Changing relationships between actors
The process of transition naturally leads to a change in the roles and relationships between actors, that reflect the changed conditions. This generally means a shift in the external and state agencies involved, from humanitarian actors to the return of national and local state actors and development-oriented international NGOs(INGOs) and donors.
However ,as noted by Ssengooba et al (2017), transition often also brings a proliferation of external actors, often with different priorities and approaches to rebuilding health systems post-crisis. These can frequently overwhelm the capacity of national agencies, particularly those working at sub-national level which in turn can also undermine the stewardship function of the state actors and lead to system fragmentation.
So emphasis on building relationships and partnerships clearly becomes important in fragile and conflict-affected states, particularly after conflict. Paul Harvey (2013) highlights the difficulties experienced by this shift for various actors, particularly the adjustment away from humanitarian principles of neutrality and impartiality to working more closely with government as partners.
Changing aid practices
Evidence from fragile and conflict-affected states shows that aid can be an opportunity to accelerate developments in health systems, social protection and other welfare infrastructure. However, neither traditional humanitarian nor developmental approaches on their own may be adequate to engage with transitional processes (OECD 2011) - something which Canavan et al (2008) describes as the ‘transitional funding gap’. In states emerging from conflict or crisis, changing aid modalities are needed.
The OECD (2011) suggests that “rather than being sequential, such approaches may need to be pursued in parallel” (p.30), and advises that a “mix of different aid instruments” be introduced in order to respond to the different priorities and conditions of the transition.
Addressing inequalities in health systems
Conflict can reshape social inequities – both vertically and horizontally.
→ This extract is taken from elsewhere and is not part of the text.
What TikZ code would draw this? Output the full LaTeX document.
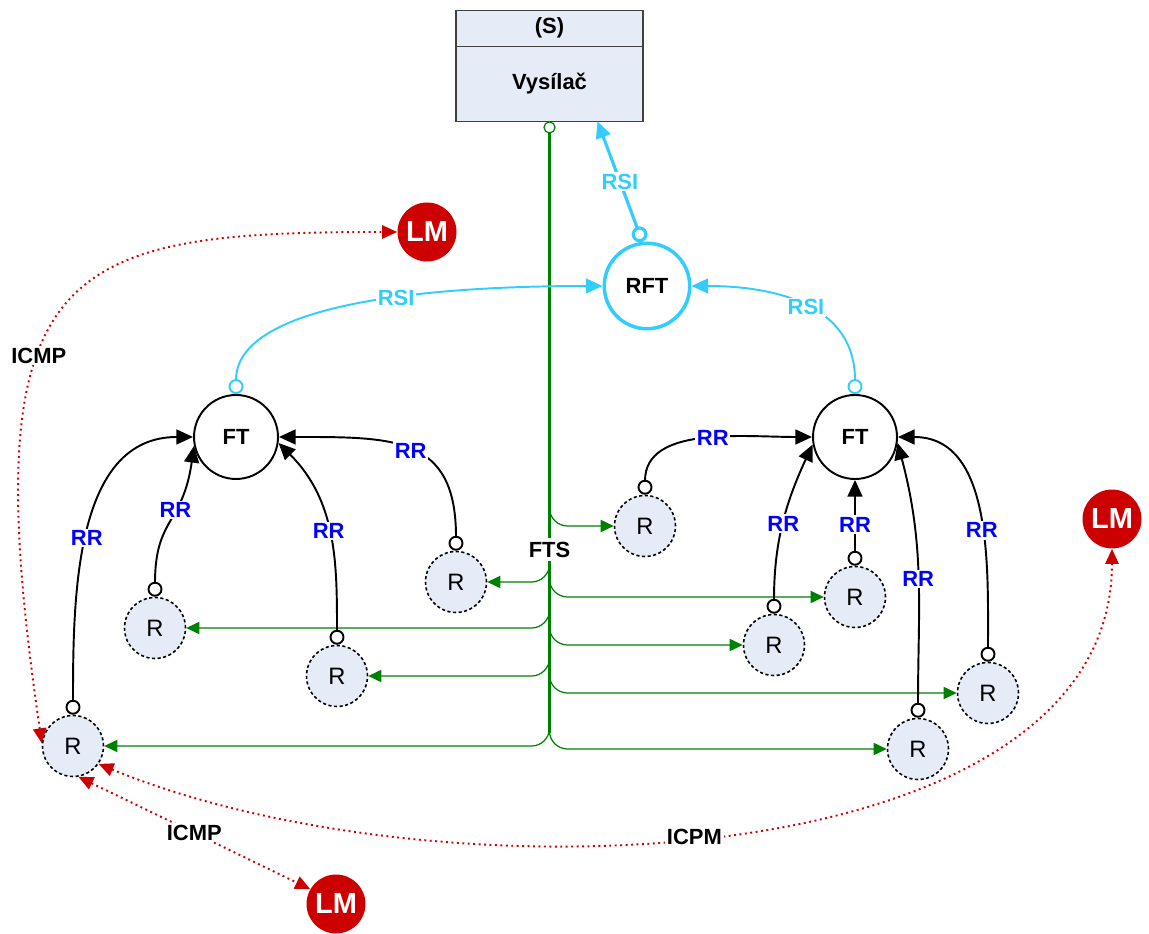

Frances Stewart (2005) has highlighted that horizontal equity, which concerns inter-group access to services and other resources, is as important as vertical equity, ensuring equal access for equal need, in FCAS contexts. Two research programmes – Secure Livelihoods Research Consortium (SLRC) and Household in Conflict Network have produced a body of research that have focused on micro-level analysis of conflict on livelihoods and household welfare, including gender, age, ethnicity, and disability inequalities. Formal social protection for these groups is essential in making a difference although many vulnerable groups rely heavily on informal social protection.
Health Equity Funds (HEFs), introduced in Cambodia the late 1990s by international NGOs (INGOs) became one of the most successful formal social protection programmes in fragile and conflict-affected settings. Evidence suggests that the Cambodian HEFs are relatively successful in protecting the poor from health service costs. This has been attributed to the sustained external support for the HEFs, the coverage of fees as well as non-fee costs of accessing health care and the management of both targeting mechanisms and payment/reimbursement mechanisms by INGOs.